Nebraska’s export portfolio has grown but as experts point out, the persistent labor crunch continues to impede firms from maximizing their potential overseas.
“Manufacturing is Nebraska’s largest industry sector and there’s nowhere to go but up. The only ingredient we’re missing is workers,” said Mike Johnson, chief operating officer and executive vice president of the Nebraska Chamber of Commerce and Industry. “If we could just get a hundred thousand people to move to Nebraska, it would save our towns and our cities across our state. It would breathe new life into our communities. From a manufacturing perspective, it would just explode.”
According to the National Association of Manufacturers, total output from manufacturing was $16.9 billion in 2021, accounting for 11.8% of the total output in the state and employing 9.9% of the workforce. Of this, food processing represents the largest manufactured export; over $3 billion worth, Johnson said.
“The common Nebraskan would not be too shocked to learn food processing is the lion’s share of our exports to our trade partners,” Johnson said. “Everything from intermediate products like packaged meats and soybean oil or corn oil, to finished products like bacon, sausage or steak.”
The Nebraska Department of Economic Development listed the state’s five leading exports in 2021 as soybeans ($4.27 billion); corn ($2.4 billion); beef and beef products ($1.8 billion); nuclear reactors, boilers and machinery ($1 billion) and optic medic and surgical instruments ($454 million). The top five trading partners that year were China ($3.3 billion); Canada ($1.9 billion); Mexico ($1.6 billion); Japan ($1.4 billion) and South Korea ($862 million).
In 2018, the state set a record for exports, per the Office of the United States Trade Representative, at $8 billion of made-in-America goods to the world. In 2022, Johnson said, the total was $8.9 billion of international exports to the world in manufactured goods. The number of Nebraskans employed in manufacturing also grew, from about 63,000 in 2016 to 100,000 in 2021.
More to Come
Johnson sees the potential for additional export growth based on ever-improving efficiencies in Nebraska’s manufacturing processes and the state of things geopolitically around the world.

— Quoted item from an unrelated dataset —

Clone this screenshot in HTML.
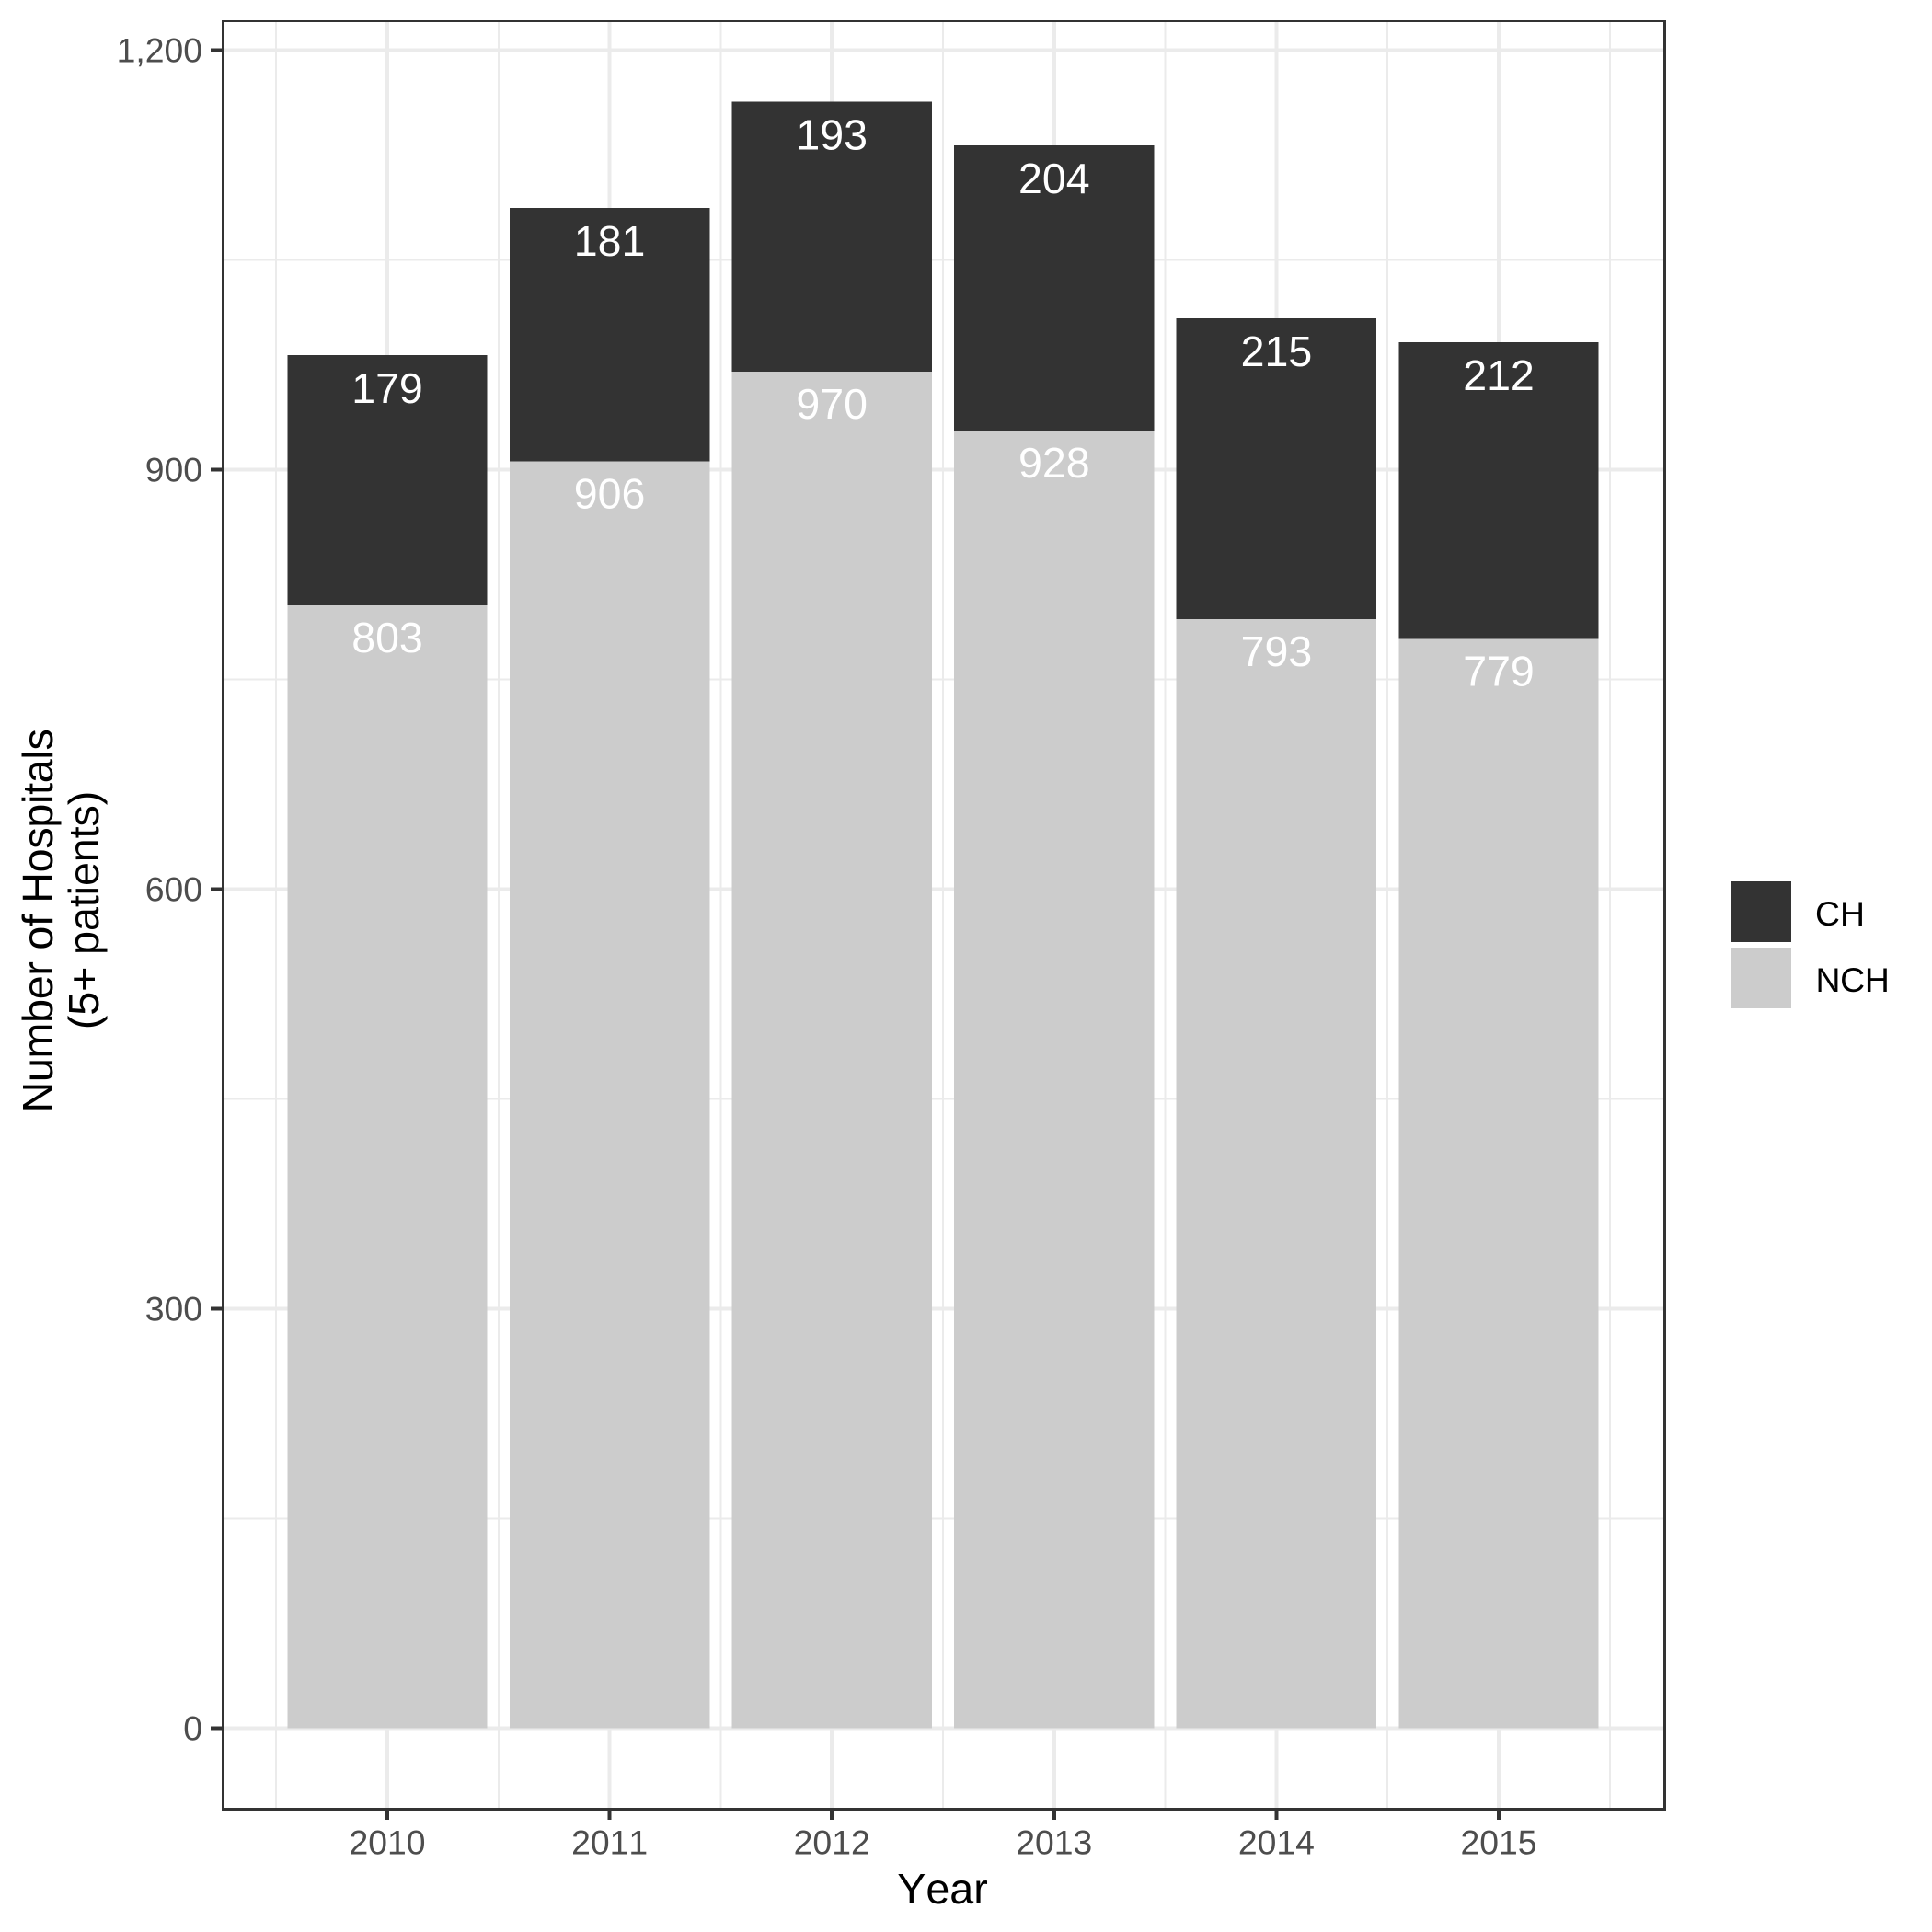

“I think ag technology has done wonderful things to increase the bushels per acre and it couldn’t come at a better time,” he said. “The world at large is finding itself in a need to feed the growing global population. I think the need for Nebraska food products is exacerbated because of the awful war in Ukraine.
“I’m 100% speculating here, but I think increased demand from global partners is going to continue for years due to the growing population and because of constrained supply due to the war. If I were in food production here in Nebraska I would feel pretty good. The U.S., and particularly Nebraska, are going to see more opportunities for exports to feed the world.”
Johnson cited the continued work of the state chamber and various government entities to connect companies of all sizes with opportunities abroad as one factor in the growth of exports.
“The connectivity of the world these days is allowing the smaller players to play on a more global scale,” he said. “We work in partnership with the Department of Economic Development, especially when it comes to the governor’s trade missions, which are really helpful when it comes to awareness by global players of what Nebraska can do. DED does a great job of connecting with businesses to either join those trade missions or be part of the connection-building unlocking new markets for a player locally.
“I recently met with reps from the Czech Republic who are looking for the same type of relationship-building. The chamber is really proud to work with the DED to connect our members to foreign trade partners when we think a match can be made.”
But as the old saying goes, what got you here won’t get you there and Johnson noted the 2% unemployment Nebraska has been at or near since March 2022 is hamstringing the manufacturing sector.
“It’s noteworthy that we have more people working in the industry now than we did before COVID,” he said. “But Nebraska manufacturers also have long backlogs of orders and the number one constraint to getting those orders filled is lack of available workforce. I can comfortably estimate we’ve got more than 10% growth in [manufacturing] jobs; call that over 10,000 jobs available to fill.
“Nebraska manufacturing is like a powder keg waiting to explode. We’re a state that’s really fortunate to be on a lot of rail and interstate; you can get to a coastal port pretty efficiently. We’re fortunate in the transportation logistics side of things. We’re fortunate because we have a great education system across the state, be it K-12, colleges or universities. We’ve got the right recipe, we just don’t have enough people.”